-- start of INPUT MATERIAL --

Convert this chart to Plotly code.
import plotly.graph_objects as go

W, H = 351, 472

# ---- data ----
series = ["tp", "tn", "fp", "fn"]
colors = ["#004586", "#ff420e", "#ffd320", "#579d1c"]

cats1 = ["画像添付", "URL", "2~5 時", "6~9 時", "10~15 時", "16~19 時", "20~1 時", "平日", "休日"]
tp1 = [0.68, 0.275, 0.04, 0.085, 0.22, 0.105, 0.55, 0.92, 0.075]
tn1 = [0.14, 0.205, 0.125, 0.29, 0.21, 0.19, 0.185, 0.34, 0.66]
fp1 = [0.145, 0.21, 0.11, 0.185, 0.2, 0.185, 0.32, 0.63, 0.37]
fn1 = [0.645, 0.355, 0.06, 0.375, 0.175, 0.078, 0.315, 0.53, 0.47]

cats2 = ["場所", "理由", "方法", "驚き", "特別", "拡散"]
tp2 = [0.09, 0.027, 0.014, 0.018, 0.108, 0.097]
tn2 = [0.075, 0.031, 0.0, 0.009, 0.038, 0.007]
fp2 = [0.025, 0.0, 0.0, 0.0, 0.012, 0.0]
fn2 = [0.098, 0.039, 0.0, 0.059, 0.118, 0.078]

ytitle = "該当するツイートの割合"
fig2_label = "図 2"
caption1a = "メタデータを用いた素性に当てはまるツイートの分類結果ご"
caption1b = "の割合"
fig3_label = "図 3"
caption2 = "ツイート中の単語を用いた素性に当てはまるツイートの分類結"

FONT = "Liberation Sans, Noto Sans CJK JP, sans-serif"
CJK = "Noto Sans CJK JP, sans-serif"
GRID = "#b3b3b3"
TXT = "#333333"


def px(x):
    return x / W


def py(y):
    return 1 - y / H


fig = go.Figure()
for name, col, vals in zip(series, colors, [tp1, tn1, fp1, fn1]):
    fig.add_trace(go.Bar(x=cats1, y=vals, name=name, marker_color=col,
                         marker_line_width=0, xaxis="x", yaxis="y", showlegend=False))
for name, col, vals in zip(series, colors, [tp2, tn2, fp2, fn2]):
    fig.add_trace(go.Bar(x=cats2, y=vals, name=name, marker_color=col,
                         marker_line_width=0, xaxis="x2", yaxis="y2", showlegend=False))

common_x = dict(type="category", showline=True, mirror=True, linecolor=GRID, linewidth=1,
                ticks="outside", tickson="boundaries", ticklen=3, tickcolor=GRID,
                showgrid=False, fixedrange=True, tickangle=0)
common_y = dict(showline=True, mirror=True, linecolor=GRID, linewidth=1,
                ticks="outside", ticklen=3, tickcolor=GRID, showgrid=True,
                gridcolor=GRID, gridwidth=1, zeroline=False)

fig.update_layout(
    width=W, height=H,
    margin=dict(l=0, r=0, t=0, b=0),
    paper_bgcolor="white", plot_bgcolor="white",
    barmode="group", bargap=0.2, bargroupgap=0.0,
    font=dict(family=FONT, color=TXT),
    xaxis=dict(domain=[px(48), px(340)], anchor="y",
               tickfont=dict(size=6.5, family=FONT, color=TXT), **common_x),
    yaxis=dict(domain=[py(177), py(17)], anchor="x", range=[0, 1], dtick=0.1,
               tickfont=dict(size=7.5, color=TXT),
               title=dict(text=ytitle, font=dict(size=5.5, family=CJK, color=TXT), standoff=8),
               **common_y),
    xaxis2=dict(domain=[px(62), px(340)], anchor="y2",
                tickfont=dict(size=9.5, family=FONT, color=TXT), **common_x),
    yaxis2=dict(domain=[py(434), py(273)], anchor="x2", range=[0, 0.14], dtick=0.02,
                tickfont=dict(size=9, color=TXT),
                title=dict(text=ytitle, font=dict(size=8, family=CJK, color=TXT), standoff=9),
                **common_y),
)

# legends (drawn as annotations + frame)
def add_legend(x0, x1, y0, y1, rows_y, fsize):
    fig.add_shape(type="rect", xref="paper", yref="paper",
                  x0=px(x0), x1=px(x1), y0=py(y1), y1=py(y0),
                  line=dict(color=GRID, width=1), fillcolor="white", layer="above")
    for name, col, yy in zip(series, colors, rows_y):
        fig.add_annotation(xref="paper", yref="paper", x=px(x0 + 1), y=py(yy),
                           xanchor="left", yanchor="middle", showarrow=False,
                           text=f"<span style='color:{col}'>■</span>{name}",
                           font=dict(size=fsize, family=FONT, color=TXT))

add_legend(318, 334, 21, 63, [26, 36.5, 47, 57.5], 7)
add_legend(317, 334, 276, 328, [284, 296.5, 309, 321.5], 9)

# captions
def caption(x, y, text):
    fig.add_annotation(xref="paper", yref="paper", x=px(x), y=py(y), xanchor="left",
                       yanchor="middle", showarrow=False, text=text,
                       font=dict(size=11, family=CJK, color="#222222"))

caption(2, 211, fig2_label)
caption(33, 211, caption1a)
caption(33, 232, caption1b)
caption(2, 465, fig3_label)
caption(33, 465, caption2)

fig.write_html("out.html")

-- end of INPUT MATERIAL --
-- start of INPUT MATERIAL --

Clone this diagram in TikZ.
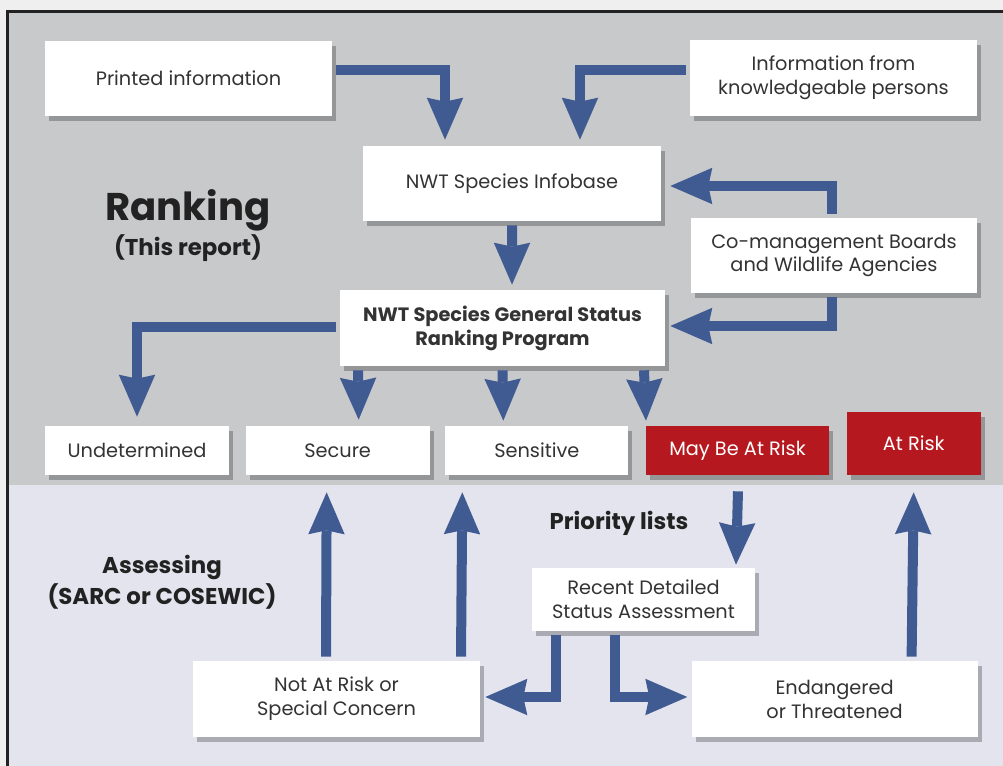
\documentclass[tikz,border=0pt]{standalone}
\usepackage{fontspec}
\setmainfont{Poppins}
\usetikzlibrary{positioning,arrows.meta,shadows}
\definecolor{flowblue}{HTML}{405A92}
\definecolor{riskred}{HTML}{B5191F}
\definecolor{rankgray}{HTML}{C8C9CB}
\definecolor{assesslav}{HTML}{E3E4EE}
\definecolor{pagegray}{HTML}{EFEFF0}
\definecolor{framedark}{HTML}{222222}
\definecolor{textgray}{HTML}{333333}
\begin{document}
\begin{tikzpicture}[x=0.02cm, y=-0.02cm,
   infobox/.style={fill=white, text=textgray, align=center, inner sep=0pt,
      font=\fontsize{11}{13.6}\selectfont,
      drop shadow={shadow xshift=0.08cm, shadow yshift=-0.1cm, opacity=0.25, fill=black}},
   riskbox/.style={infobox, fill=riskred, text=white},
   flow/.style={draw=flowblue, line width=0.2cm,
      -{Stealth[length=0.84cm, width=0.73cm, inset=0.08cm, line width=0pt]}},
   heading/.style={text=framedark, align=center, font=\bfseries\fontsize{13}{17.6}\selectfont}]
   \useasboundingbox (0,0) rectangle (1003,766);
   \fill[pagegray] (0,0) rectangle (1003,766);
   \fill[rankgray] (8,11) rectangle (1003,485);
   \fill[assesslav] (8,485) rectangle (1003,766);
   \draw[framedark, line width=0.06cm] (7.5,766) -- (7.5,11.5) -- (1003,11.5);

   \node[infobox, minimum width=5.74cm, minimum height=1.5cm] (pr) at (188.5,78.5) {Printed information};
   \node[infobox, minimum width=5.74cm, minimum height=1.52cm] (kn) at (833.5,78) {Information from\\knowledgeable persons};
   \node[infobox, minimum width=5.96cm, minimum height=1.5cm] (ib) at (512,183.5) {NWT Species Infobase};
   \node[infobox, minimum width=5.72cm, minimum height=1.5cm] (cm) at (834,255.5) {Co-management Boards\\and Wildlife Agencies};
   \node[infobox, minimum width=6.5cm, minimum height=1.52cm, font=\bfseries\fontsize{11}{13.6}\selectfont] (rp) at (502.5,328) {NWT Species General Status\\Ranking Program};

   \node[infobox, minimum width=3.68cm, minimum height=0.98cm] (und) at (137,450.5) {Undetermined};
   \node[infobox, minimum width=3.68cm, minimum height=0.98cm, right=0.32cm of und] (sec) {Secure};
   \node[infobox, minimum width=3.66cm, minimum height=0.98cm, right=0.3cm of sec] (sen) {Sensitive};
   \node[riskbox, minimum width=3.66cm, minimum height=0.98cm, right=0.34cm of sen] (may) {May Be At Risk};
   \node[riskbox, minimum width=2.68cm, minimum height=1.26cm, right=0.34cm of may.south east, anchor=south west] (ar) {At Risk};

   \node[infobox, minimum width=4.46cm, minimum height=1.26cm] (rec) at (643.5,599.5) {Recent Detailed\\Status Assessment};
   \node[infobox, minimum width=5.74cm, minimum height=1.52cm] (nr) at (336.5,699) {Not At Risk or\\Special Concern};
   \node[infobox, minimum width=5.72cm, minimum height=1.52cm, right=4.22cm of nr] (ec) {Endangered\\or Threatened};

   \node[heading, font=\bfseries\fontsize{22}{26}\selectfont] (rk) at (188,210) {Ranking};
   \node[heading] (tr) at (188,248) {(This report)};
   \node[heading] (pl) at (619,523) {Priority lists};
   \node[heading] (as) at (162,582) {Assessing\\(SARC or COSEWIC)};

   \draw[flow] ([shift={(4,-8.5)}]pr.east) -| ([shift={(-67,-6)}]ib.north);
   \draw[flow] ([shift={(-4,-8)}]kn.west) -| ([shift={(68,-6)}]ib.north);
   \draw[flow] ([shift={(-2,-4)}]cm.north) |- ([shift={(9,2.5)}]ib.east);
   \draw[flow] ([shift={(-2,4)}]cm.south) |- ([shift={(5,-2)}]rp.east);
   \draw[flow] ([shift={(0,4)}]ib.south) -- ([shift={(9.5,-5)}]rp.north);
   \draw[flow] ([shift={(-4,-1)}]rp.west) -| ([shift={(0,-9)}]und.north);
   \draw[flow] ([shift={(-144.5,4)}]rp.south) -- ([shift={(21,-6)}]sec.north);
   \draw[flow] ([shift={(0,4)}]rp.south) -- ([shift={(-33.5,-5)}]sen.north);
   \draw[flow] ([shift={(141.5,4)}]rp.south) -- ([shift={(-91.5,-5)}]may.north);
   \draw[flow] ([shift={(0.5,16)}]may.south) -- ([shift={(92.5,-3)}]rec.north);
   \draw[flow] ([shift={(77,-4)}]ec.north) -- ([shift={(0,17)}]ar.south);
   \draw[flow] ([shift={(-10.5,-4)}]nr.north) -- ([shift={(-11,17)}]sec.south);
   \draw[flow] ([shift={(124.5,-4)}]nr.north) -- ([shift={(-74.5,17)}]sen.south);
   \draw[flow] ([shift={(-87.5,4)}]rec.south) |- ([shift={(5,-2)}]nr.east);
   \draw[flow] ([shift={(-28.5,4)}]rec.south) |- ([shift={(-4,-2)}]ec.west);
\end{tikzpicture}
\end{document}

-- end of INPUT MATERIAL --

▸ **TASK TO CARRY OUT**
Repeat the entries above verbatim, but only from the line that has "Convert this chart to Plotly code." down to the line that has "0.315, 0.53, 0.47]", inclusive.

▸ **SOLUTION FOR THIS EXERCISE**
Convert this chart to Plotly code.
import plotly.graph_objects as go

W, H = 351, 472

# ---- data ----
series = ["tp", "tn", "fp", "fn"]
colors = ["#004586", "#ff420e", "#ffd320", "#579d1c"]

cats1 = ["画像添付", "URL", "2~5 時", "6~9 時", "10~15 時", "16~19 時", "20~1 時", "平日", "休日"]
tp1 = [0.68, 0.275, 0.04, 0.085, 0.22, 0.105, 0.55, 0.92, 0.075]
tn1 = [0.14, 0.205, 0.125, 0.29, 0.21, 0.19, 0.185, 0.34, 0.66]
fp1 = [0.145, 0.21, 0.11, 0.185, 0.2, 0.185, 0.32, 0.63, 0.37]
fn1 = [0.645, 0.355, 0.06, 0.375, 0.175, 0.078, 0.315, 0.53, 0.47]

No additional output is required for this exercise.